I, Yiada, daughter of White Wolf,
Mighty Chief of the Canawacs,
Mate of Star Face, Brave of the Mandanas,
I of your blood, I have said it!
From the roots of the white toluache lilies
Make me a strong medicine
That will drown my scorching spirit-fire
And empty my hands of their fulness.
Beat your sacred turtle drums
Loud and threateningly.
Drive back to the fear peopled forest
Of the far and dread Shadow Land
The flaming ghost of the fire bird
And the white flower of the still water.
Heal me of the dread head-sickness
Like the midsummer madness
Of foaming-mouthed quiota.
I, Yiada, proud daughter of the fierce Canawacs,
I, mate of the Brave, Star Face,
Chief of a forest of wigwams,
With ponies like the sands of the sea, have said it.
Hear me, for the healing of my sickened spirit!

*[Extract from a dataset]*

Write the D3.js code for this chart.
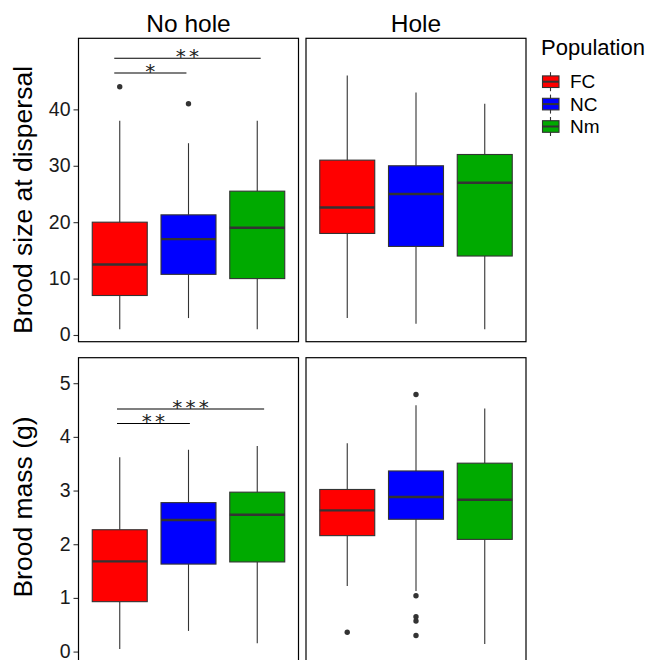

Where the triumphant blue sea water,
Sky-gold all day in the slanting sunlight,
Silver-white in the uncertain moonlight,
Teases the pale sands of the craggy beaches,
Lay the lodge of my Father, White Wolf,
The savage hunter of beast and enemy,
First at the kill, Chief of great wealth,
Next in power to the high Sachem,
Chief of all Chiefs.
Many were the strong sons
Who sprang from White Wolf's loins—
I, Yiada, his one daughter, pride of Falcon Eye,
His daring chieftainess, from the far Mandanas.